Anche l’Europa preme per un apprezzamento dello yuan

Il 4 e il 5 ottobre scorsi si è tenuto a Bruxelles l'ottavo vertice ASEM: tra le tematiche discusse primaria importanza è stata data alla regolamentazione delle valute internazionali, yuan in primis.

Nei giorni scorsi si è riaperto a Bruxelles il dialogo tra le potenze europee e quelle asiatiche, in occasione dell’ottavo vertice Ue-Asia a cui hanno partecipato i 27 membri dell’Unione Europea, 16 paesi asiatici e, per la prima volta, Russia, Australia e Nuova Zelanda. Al centro dei dibattiti ci sono stati numerosi argomenti, tra cui ambiente, sicurezza, miglioramento dell’accesso ai mercati, regolamentazione delle valute internazionali e cooperazione tra FMI e G20.

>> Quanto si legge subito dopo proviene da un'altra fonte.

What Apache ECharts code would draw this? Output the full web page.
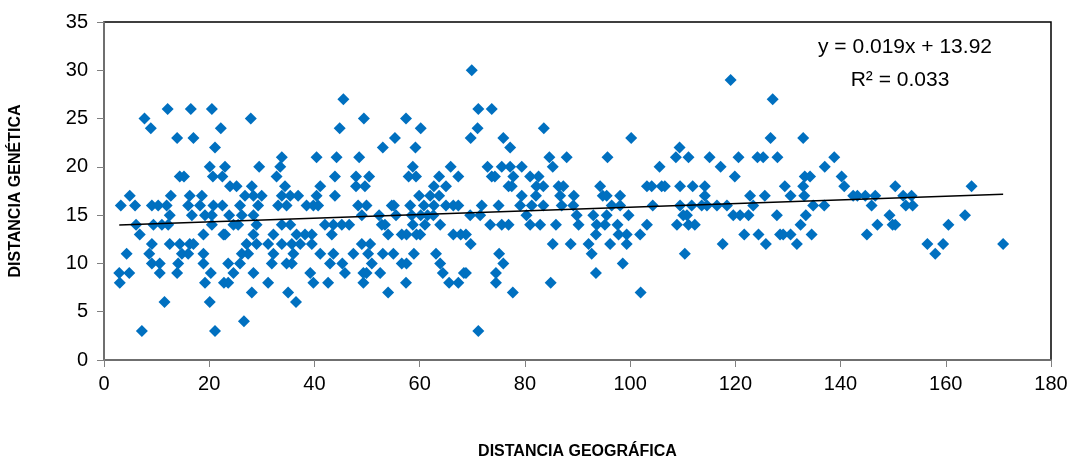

Tra gli incontri più importanti, da menzionare quello con la Cina, in cui oltre a discutere di libero commercio e protezione della proprietà intellettuale, temi particolarmente cari al mondo imprenditoriale europeo, si è cercato di esercitare pressioni per una più ampia rivalutazione dello yuan. Non solo gli Stati Uniti, quindi, ma anche l’Europa crede che tale manovra valutaria sia fondamentale per riequilibrare gli scambi globali; finora, infatti, i tassi di cambio yuan-euro non sono stati quelli desiderato dalla Ue, che attende nel giro di tre mesi un apprezzamento della valuta cinese. L’Europa teme, che la svalutazione dello yuan possa indebolire anche l’euro, già sottoposto a gravi crisi negli ultimi mesi, e ciò nocerebbe ulteriormente alla difficile ripresa del Vecchio Continente.
Altro tema affrontato è stato quello inerente ad una riforma del FMI che conceda maggior spazio ai paesi emergenti; dopo che nelle scorse settimane si è parlato di un aumento della quota di partecipazione cinese (dal 3,9% al 6%), ma anche dell’India, Corea del Sud, Indonesia e Brasile, i paesi europei si isono impegnati per un maggior riconoscimento delle economie emergenti. Al fine di proseguire verso la ripresa economica internazionale, inoltre, i partecipanti al vertice sono giunti ad un accordo per rafforzare la domanda interna e gli investimenti tramite una politica di liberalizzazione dei mercati.